456,Yreka,41.735419,-122.634472,"(41.735419, -122.634472)"
457,Yuba City,39.140447,-121.616911,"(39.140447, -121.616911)"


In the next line, the code takes a random sample of 10 cities to simulate a roadtrip being planned.

In [6]:
cities_sample = california_cities.sample(n=10)
coordinates = list(zip(cities_sample['latitude'], cities_sample['longitude']))

## Random Route (Baseline Model)

A good way to assess the quality of the model is to compare it to a different model that chooses the route of the road trip randomly.

In [7]:
def calculate_random_route(route_coords):
    start_time = time.time()
    df = route_coords

    random_route = df.sample(frac=1).reset_index(drop=True)
    random_route = pd.concat([random_route, random_route.iloc[[0]]], ignore_index=True)

    def calculate_distance(coord1, coord2):
        return geodesic(coord1, coord2).miles

    distances = []
    for i in range(len(random_route) - 1):
        dist = calculate_distance((random_route.loc[i, 'latitude'], random_route.loc[i, 'longitude']),
                                (random_route.loc[i+1, 'latitude'], random_route.loc[i+1, 'longitude']))
        distances.append(dist)

    rolling_distances = pd.Series(distances).cumsum()
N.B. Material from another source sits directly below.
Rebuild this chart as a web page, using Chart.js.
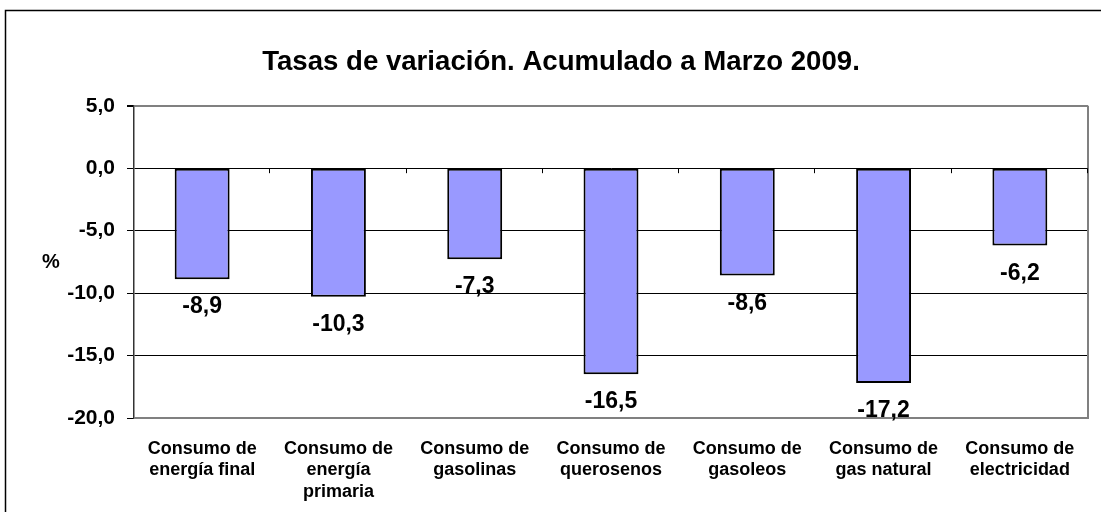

    random_route['next_city'] = random_route['city'].shift(-1)
    random_route['coords'] = list(zip(random_route['latitude'], random_route['longitude']))
    random_route['distance_to_next'] = distances + [distances[0]]
    random_route['segment_travel_time'] = random_route['distance_to_next'].apply(calculate_travel_time)
    random_route_time_array = np.array(random_route['segment_travel_time'])
    random_route['rolling_travel_time'] = np.cumsum(random_route_time_array)
    random_route['total_rolling_distance'] = [0] + rolling_distances.tolist()

    final_df = random_route[['city',
                             'coords',
                              'next_city', 
                              'distance_to_next', 
                              'total_rolling_distance',
                              'segment_travel_time',
                              'rolling_travel_time']]
    final_df['distance_to_next'] = final_df['distance_to_next'].round(0)
    final_df['total_rolling_distance'] = final_df['total_rolling_distance'].round(0)
    final_df['segment_travel_time'] = final_df['segment_travel_time'].round(2)
    final_df['rolling_travel_time'] = final_df['rolling_travel_time'].round(2)

    
    print('Random Road Trip Route')

    display(final_df)

    print(f'Total Distance: {round(rolling_distances.iloc[-1])} miles')
    print(f'Estimated Travel Time: {round(calculate_travel_time(rolling_distances.iloc[-1]))} hours')
    end_time = time.time()

    # final_df.to_json('random_route_5.json', orient='records', lines=True)

    print(f'Runtime for Random Route: {round(end_time - start_time, 2)} seconds')

## Optimal Route

Note that the optimal route function (and the random route function) calculates not only the distance and time needed to travel from one city to the next, it also calculates the rolling distance and time values.

In [8]:
def calculate_optimal_route(df):
    coords_sample = df
    start_time = time.time()
    def calculate_distance_matrix(coords_sample):
        num_coords = len(coords_sample)
        distance_matrix = [[0] * num_coords for _ in range(num_coords)]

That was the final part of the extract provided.